Eve Arnold’s pictures are revealing in a different sense. Born in Philadelphia in 1912, Arnold shattered nearly every glass ceiling placed in her way: one of the first full members of the prestigious Magnum photo agency in the late 1950s, she managed to make a career as an independent photojournalist in an era when that trade was almost exclusively male (she once observed that “it’s the frustration that drives you” ).
Eve Arnold, Marlene Dietrich at the Recording Studios of Columbia Records, New York, November 1952 (Credit: Eve Arnold / Magnum Photos)
A self-confessed workaholic, she had pictures printed in nearly every major photography publication of the 60s and 70s, among them the Sunday Times Magazine, Esquire, Harper’s Bazaar, and Life magazine, and became especially renowned for candid shots of celebrities such as Joan Crawford, James Dean, Andy Warhol and Paul Newman. Despite the astonishing range of her work – South African townships in the apartheid era alongside confessional portraits of Marilyn Monroe, whom she shadowed for nearly a decade – she always had an eye for female subjects. In the early 1960s, she shot a pioneering photo essay on birth, and in 1971 made a film, Women Behind the Veil, which stepped inside the closeted world of Arab hammams and harems.

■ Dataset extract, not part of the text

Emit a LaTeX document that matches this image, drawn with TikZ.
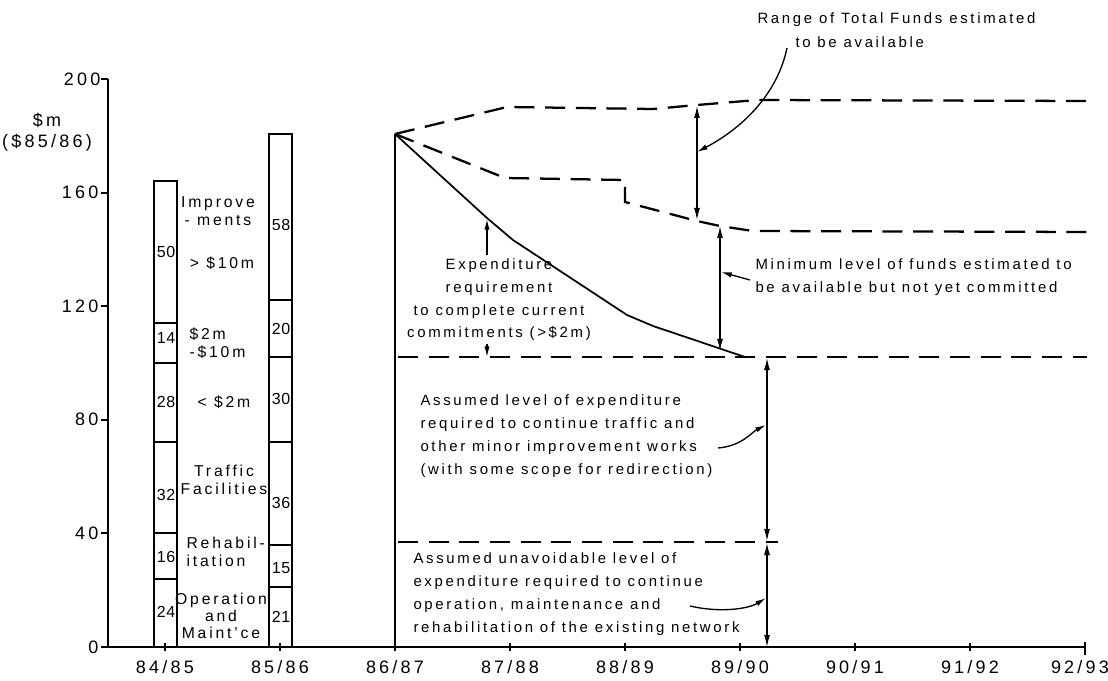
\documentclass[tikz,border=0pt]{standalone}
\usepackage{fontspec}
\setmainfont{Liberation Sans}[LetterSpace=18]
\newfontfamily\narrowfont{Liberation Sans}[LetterSpace=4]
\usetikzlibrary{arrows.meta}

\tikzset{every picture/.style={line width=0.75pt}}
\tikzset{
  axisline/.style={line width=2.2pt},
  tickline/.style={line width=1.5pt},
  barline/.style={line width=1.5pt},
  fundline/.style={line width=1.7pt, dash pattern={on 15pt off 8pt}},
  reqline/.style={line width=1.3pt},
  twohead/.style={line width=1pt, {Latex[length=9pt,width=4.5pt]}-{Latex[length=9pt,width=4.5pt]}},
  onehead/.style={line width=1pt, -{Latex[length=8pt,width=4pt]}},
  numlab/.style={inner sep=0pt, font=\fontsize{13.5}{15}\selectfont},
  barnum/.style={inner sep=0pt, font=\narrowfont\fontsize{12}{13}\selectfont},
  barlab/.style={inner sep=0pt, font=\fontsize{11.8}{13.5}\selectfont},
  notelab/.style={inner sep=0pt, align=left, font=\fontsize{11.2}{17}\selectfont},
}

\begin{document}
\begin{tikzpicture}[x=0.75pt,y=0.75pt,yscale=-1,xscale=1]
\useasboundingbox (0,0) rectangle (1108,681);

%Axes
\draw [axisline]  (108,79) -- (108,647) -- (1085,647) ;
%Y ticks
\draw [tickline]  (101,79) -- (108,79) ;
\draw [tickline]  (101,192.6) -- (108,192.6) ;
\draw [tickline]  (101,306.2) -- (108,306.2) ;
\draw [tickline]  (101,419.8) -- (108,419.8) ;
\draw [tickline]  (101,533.4) -- (108,533.4) ;
\draw [tickline]  (101,647) -- (108,647) ;
%X ticks
\draw [tickline]  (165,643) -- (165,651) ;
\draw [tickline]  (280,643) -- (280,651) ;
\draw [tickline]  (395,643) -- (395,651) ;
\draw [tickline]  (510,643) -- (510,651) ;
\draw [tickline]  (625,643) -- (625,651) ;
\draw [tickline]  (740,643) -- (740,651) ;
\draw [tickline]  (855,643) -- (855,651) ;
\draw [tickline]  (970,643) -- (970,651) ;
\draw [tickline]  (1085,642) -- (1085,655) ;

% Y labels
\node [numlab, anchor=east] (yl200) at (101,79) {200};
\node [numlab, anchor=east] (yl160) at (99,192.6) {160};
\node [numlab, anchor=east] (yl120) at (99,306.2) {120};
\node [numlab, anchor=east] (yl80) at (99,419.8) {80};
\node [numlab, anchor=east] (yl40) at (99,533.4) {40};
\node [numlab, anchor=east] (yl0) at (99,647) {0};
\node [numlab] (yunit) at (47,120) {\$m};
\node [numlab] (yprice) at (47,143) {(\$85/86)};

% X labels
\node [numlab] (xl8485) at (165,667) {84/85};
\node [numlab] (xl8586) at (280,667) {85/86};
\node [numlab] (xl8687) at (395,667) {86/87};
\node [numlab] (xl8788) at (510,667) {87/88};
\node [numlab] (xl8889) at (625,667) {88/89};
\node [numlab] (xl8990) at (740,667) {89/90};
\node [numlab] (xl9091) at (855,667) {90/91};
\node [numlab] (xl9192) at (970,667) {91/92};
\node [numlab] (xl9293) at (1080,667) {92/93};

%Bar 84/85
\draw [barline]  (154,647) -- (154,181) -- (177,181) -- (177,647) ;
\draw [barline]  (154,579) -- (177,579) ;
\draw [barline]  (154,533) -- (177,533) ;
\draw [barline]  (154,442) -- (177,442) ;
\draw [barline]  (154,363) -- (177,363) ;
\draw [barline]  (154,323) -- (177,323) ;
\node [barnum] (b1om) at (166,612) {24};
\node [barnum] (b1rh) at (166,557) {16};
\node [barnum] (b1tf) at (166,495) {32};
\node [barnum] (b1sm) at (166,402) {28};
\node [barnum] (b1md) at (166,338) {14};
\node [barnum] (b1lg) at (166,252) {50};

%Bar 85/86
\draw [barline]  (269,647) -- (269,134) -- (292,134) -- (292,647) ;
\draw [barline]  (269,587) -- (292,587) ;
\draw [barline]  (269,545) -- (292,545) ;
\draw [barline]  (269,442) -- (292,442) ;
\draw [barline]  (269,357) -- (292,357) ;
\draw [barline]  (269,300) -- (292,300) ;
\node [barnum] (b2om) at (281,617) {21};
\node [barnum] (b2rh) at (281,568) {15};
\node [barnum] (b2tf) at (281,503) {36};
\node [barnum] (b2sm) at (281,399) {30};
\node [barnum] (b2md) at (281,329) {20};
\node [barnum] (b2lg) at (281,225) {58};

% Bar category labels
\node [barlab, align=center] (catlg) at (218,211) {Improve\\- ments};
\node [barlab] (catlgb) at (222,263) {> \$10m};
\node [barlab, align=left, anchor=west] (catmd) at (189,343) {\$2m\\-\$10m};
\node [barlab] (catsm) at (224,402) {< \$2m};
\node [barlab, align=center] (cattf) at (224,480) {Traffic\\Facilities};
\node [barlab, align=left, anchor=west] (catrh) at (186,552) {Rehabil-\\itation};
\node [barlab, align=center, font=\fontsize{11.8}{12.7}\selectfont] (catom) at (221,616) {Operation\\and\\Maint'ce};

%Start of projection
\coordinate (start) at (395,134);
\draw [reqline]  (start) -- (395,647) ;
%Upper range of funds
\draw [fundline]  (start) -- (507,107) -- (653,109) -- (697,105) -- (757,100) -- (1087,101) ;
%Lower range of funds
\draw [fundline]  (start) -- (505,178) -- (625,180) -- (625,202) -- (697,221) -- (720,226) -- (753,231) -- (1087,232) ;
%Expenditure requirement
\draw [reqline]  (start) -- (487,218) -- (513,240) -- (627,315) -- (653,326) -- (745,357) ;
%Level 102
\draw [fundline]  (398,357) -- (1087,357) ;
%Level 37
\draw [fundline]  (398,542) -- (778,542) ;

% Range arrows
\coordinate (rtop) at (697,106);
\coordinate (rbot) at (697,220);
\coordinate (rmid) at (697,152);
\draw [twohead]  (rtop) -- (rbot) ;
\coordinate (mtop) at (720,226);
\coordinate (mbot) at (720,351);
\coordinate (mmid) at (721,272);
\draw [twohead]  (mtop) -- (mbot) ;
\coordinate (ctop) at (767,358);
\coordinate (cbot) at (767,541);
\coordinate (cmid) at (766,425);
\draw [twohead]  (ctop) -- (cbot) ;
\coordinate (otop) at (767,543);
\coordinate (obot) at (767,647);
\coordinate (omid) at (766,598);
\draw [twohead]  (otop) -- (obot) ;

% Text Node
\node [notelab, anchor=west] (rangetop) at (757,20) {Range of Total Funds estimated};
\node [notelab, anchor=west] (rangebot) at (795,42) {to be available};
\node [notelab, anchor=west] (minnote) at (755,277) {Minimum level of funds estimated to\\be available but not yet committed};
\node [notelab, align=center] (reqnote) at (499,300) {Expenditure\\requirement\\to complete current\\commitments (>\$2m)};
\node [notelab, anchor=west, font=\fontsize{11.2}{17.2}\selectfont] (trafnote) at (420,436) {Assumed level of expenditure\\required to continue traffic and\\other minor improvement works\\(with some scope for redirection)};
\node [notelab, anchor=west, font=\fontsize{11.2}{17.2}\selectfont] (opnote) at (413,594) {Assumed unavoidable level of\\expenditure required to continue\\operation, maintenance and\\rehabilitation of the existing network};

% Leaders
\coordinate (rangetail) at (787,48);
\draw [onehead]  (rangetail) .. controls (776,100) and (735,132) .. (rmid) ;
\coordinate (mintail) at (750,280);
\draw [onehead]  (mintail) -- (mmid) ;
\coordinate (trafftail) at (718,448);
\draw [onehead]  (trafftail) .. controls (742,446) and (752,432) .. (cmid) ;
\coordinate (optail) at (690,606);
\draw [onehead]  (optail) .. controls (720,613) and (748,609) .. (omid) ;
\coordinate (reqtop) at (487,219);
\draw [onehead]  (reqnote.north -| reqtop) ++(0,-4) -- (reqtop) ;
\coordinate (reqbot) at (487,357);
\draw [onehead]  (487,344) -- (reqbot) ;

\end{tikzpicture}
\end{document}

Even so, she waited until her 60s to produce The Unretouched Woman. “It was a way of looking back at her career as a photographer, saying who she was,” says Bouveresse.

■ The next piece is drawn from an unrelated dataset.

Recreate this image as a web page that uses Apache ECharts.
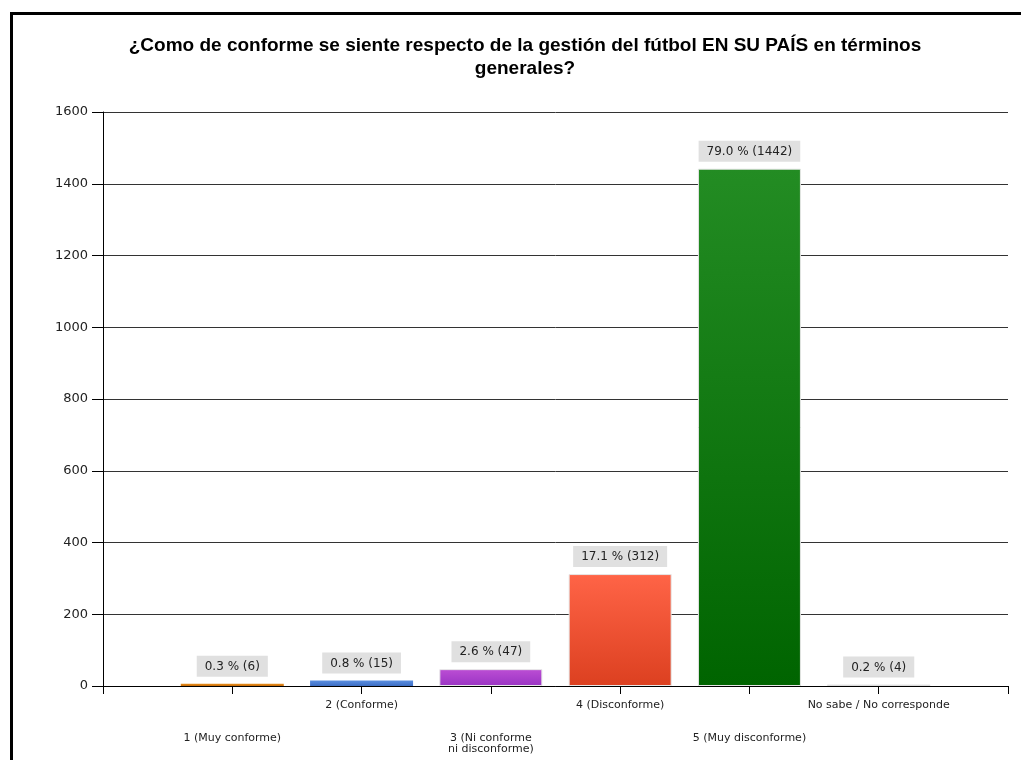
<!DOCTYPE html>
<html>
<head>
<meta charset="utf-8">
<script src="https://cdn.jsdelivr.net/npm/echarts@6/dist/echarts.min.js"></script>
<style>
html,body{margin:0;padding:0;background:#fff;}
#chart{width:1021px;height:760px;}
</style>
</head>
<body>
<div id="chart"></div>
<script>
var titleText = '¿Como de conforme se siente respecto de la gestión del fútbol EN SU PAÍS en términos\ngenerales?';
var categories = ['1 (Muy conforme)', '2 (Conforme)', '3 (Ni conforme\nni disconforme)', '4 (Disconforme)', '5 (Muy disconforme)', 'No sabe / No corresponde'];
var counts = [6, 15, 47, 312, 1442, 4];
var percents = [0.3, 0.8, 2.6, 17.1, 79.0, 0.2];
var yTicks = [0, 200, 400, 600, 800, 1000, 1200, 1400, 1600];

var barColors = [
  ['#e8901e', '#c86a08'],
  ['#5a8ee0', '#3d6ec4'],
  ['#bc4ed4', '#9a34c4'],
  ['#ff6447', '#dc4020'],
  ['#238c23', '#006400'],
  ['#e4e4e4', '#d8d8d8']
];
var barBorders = [0, 0, 1, 1, 1, 0];

var chart = echarts.init(document.getElementById('chart'));
var seriesData = counts.map(function (v, i) {
  return {
    value: [i + 1, v],
    itemStyle: {
      borderWidth: barBorders[i],
      borderColor: '#e6e6e6',
      color: new echarts.graphic.LinearGradient(0, 0, 0, 1, [
        {offset: 0, color: barColors[i][0]},
        {offset: 1, color: barColors[i][1]}
      ])
    }
  };
});

chart.setOption({
  animation: false,
  backgroundColor: '#ffffff',
  title: {
    text: titleText,
    left: 520,
    textAlign: 'center',
    top: 29,
    textStyle: {
      fontFamily: 'Liberation Sans',
      fontWeight: 'bold',
      fontSize: 19,
      lineHeight: 23,
      color: '#000'
    }
  },
  graphic: [{
    type: 'rect',
    shape: {x: 11.5, y: 13.5, width: 1200, height: 1000},
    style: {fill: 'none', stroke: '#000', lineWidth: 3},
    silent: true
  }],
  grid: {left: 103, right: 13, top: 112, bottom: 74},
  xAxis: {
    type: 'value',
    min: 0,
    max: categories.length + 1,
    interval: 1,
    splitLine: {show: false},
    axisLine: {show: true, lineStyle: {color: '#000', width: 1}},
    axisTick: {show: true, length: 8, lineStyle: {color: '#000'}},
    axisLabel: {
      show: true,
      margin: 14,
      fontFamily: 'DejaVu Sans',
      fontSize: 11,
      lineHeight: 11,
      color: '#222',
      showMinLabel: true,
      showMaxLabel: true,
      formatter: function (v) {
        var idx = Math.round(v) - 1;
        if (idx < 0 || idx >= categories.length) return '';
        return (idx % 2 === 0 ? '\n\n\n' : '') + categories[idx];
      }
    }
  },
  yAxis: {
    type: 'value',
    min: yTicks[0],
    max: yTicks[yTicks.length - 1],
    interval: yTicks[1] - yTicks[0],
    axisLine: {show: true, lineStyle: {color: '#000', width: 1}},
    axisTick: {show: true, length: 11, lineStyle: {color: '#000'}},
    axisLabel: {
      margin: 15,
      fontFamily: 'DejaVu Sans',
      fontSize: 13,
      color: '#222',
      formatter: function (v) { return String(v); }
    },
    splitLine: {show: true, lineStyle: {color: '#333', width: 1}}
  },
  series: [{
    type: 'bar',
    barWidth: 103,
    data: seriesData,
    label: {
      show: true,
      position: 'top',
      distance: 7,
      fontFamily: 'DejaVu Sans',
      fontSize: 12,
      color: '#222',
      backgroundColor: '#e0e0e0',
      padding: [5, 8, 4, 8],
      formatter: function (p) {
        var i = p.dataIndex;
        return percents[i].toFixed(1) + ' % (' + counts[i] + ')';
      }
    }
  }]
});
</script>
</body>
</html>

Eve Arnold, Actress Joan Crawford, Los Angeles, 1959 (Credit: Eve Arnold / Magnum Photos)
Though some of the images in the book feel a little uninvolved – pitch-perfect, pin-sharp pictures gathered by a globetrotting pro – they nonetheless speak to the democracy of Arnold’s way of looking at the world, especially the women in it. Next to an image of pregnant Zulu women in a labour ward in South Africa there is a melancholy portrait of an elderly woman in a care home in the Cotswolds in England. Yes, here’s Marilyn, probably the most photographed face of her era, but there are also women from Afghanistan, their own features obscured by flowing chadors.

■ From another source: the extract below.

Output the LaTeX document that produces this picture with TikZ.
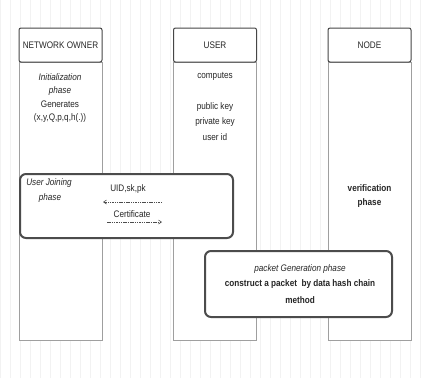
\documentclass[tikz,border=0pt]{standalone}
\usepackage{fontspec}
\setmainfont{Liberation Sans}[FakeStretch=0.86]
\usetikzlibrary{arrows.meta}
\begin{document}
\begin{tikzpicture}[x=1pt,y=-1pt,
  every node/.style={font=\fontsize{9.5}{11}\selectfont, inner sep=0pt, text=black!85},
  colbody/.style={draw=gray!75, line width=0.9pt, fill=white, minimum width=83pt, minimum height=278pt},
  colhead/.style={draw=gray!55!black, line width=1pt, fill=white, rounded corners=2pt, minimum width=83pt, minimum height=34pt},
  phasebox/.style={draw=gray!60!black, line width=2pt, fill=white, rounded corners=6pt},
  msg/.style={draw=gray!60!black, line width=0.6pt, dash pattern=on 1.5pt off 0.8pt, -{Straight Barb[length=3pt,width=4pt]}},
  lbl/.style={align=center}
]
\useasboundingbox (0,0) rectangle (422,378);
\fill[white] (0,0) rectangle (422,378);
\draw[gray!10, line width=0.4pt] (0,0) grid[step=10] (422,378);

% columns
\node[colbody] (nobody) at (60.5,201) {};
\node[colhead] (nohead) at (60.5,45) {NETWORK OWNER};
\node[colbody] (usbody) at (215,201) {};
\node[colhead] (ushead) at (215,45) {USER};
\node[colbody] (ndbody) at (369.5,201) {};
\node[colhead] (ndhead) at (369.5,45) {NODE};

% network owner texts
\node[lbl] (noinit) at (60,77) {\itshape Initialization};
\node[lbl] (nophase) at (60,91) {\itshape phase};
\node[lbl] (nogen) at (60,104) {Generates};
\node[lbl] (notuple) at (60,118) {(x,y,Q,p,q,h(.))};

% user texts
\node[lbl] (uscomp) at (215,76) {computes};
\node[lbl] (uspub) at (215,107) {public key};
\node[lbl] (uspriv) at (215,122) {private key};
\node[lbl] (usid) at (215,137) {user id};

% node texts
\node[lbl] (ndver) at (369.5,188) {\bfseries verification};
\node[lbl] (ndphase) at (369.5,203) {\bfseries phase};

% user joining phase
\draw[phasebox] (20,174) rectangle (233,238);
\node[lbl] (ujl) at (49,183) {\itshape User Joining};
\node[lbl] (ujp) at (50,198) {\itshape phase};
\node[lbl] (uidlbl) at (128,189) {UID,sk,pk};
\node[lbl] (certlbl) at (132,214) {Certificate};
\coordinate (m1s) at (162,202);
\coordinate (m1e) at (103,202);
\coordinate (m2s) at (107,222);
\coordinate (m2e) at (162,222);
\draw[msg] (m1s) -- (m1e);
\draw[msg] (m2s) -- (m2e);

% packet generation phase
\draw[phasebox] (205,251) rectangle (392,317);
\node[lbl] (pg1) at (300,269) {\itshape packet Generation phase};
\node[lbl] (pg2) at (300,284) {\bfseries construct a packet \ by data hash chain};
\node[lbl] (pg3) at (300,300) {\bfseries method};
\end{tikzpicture}
\end{document}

Perhaps the most moving images in the Arles exhibition are those shot by Abigail Heyman. A neglected figure now, Heyman’s attempt to capture female experience in Growing Up Female (subtitle: A Personal Photojournal) is more inward-looking than the other books: a living-out of the mantra that the personal is political. Combining unstaged, stripped-back photographs with handwritten comments, it echoes another canonical feminist text of the era, the bestselling study of female health and sexuality, Our Bodies, Ourselves . Where that book – which included guidance on everything from sexual orientation and gender identity to birth control – encouraged women to take control of their destiny, Heyman’s images show us, again and again, how rarely women are portrayed in the media as they really are, even now.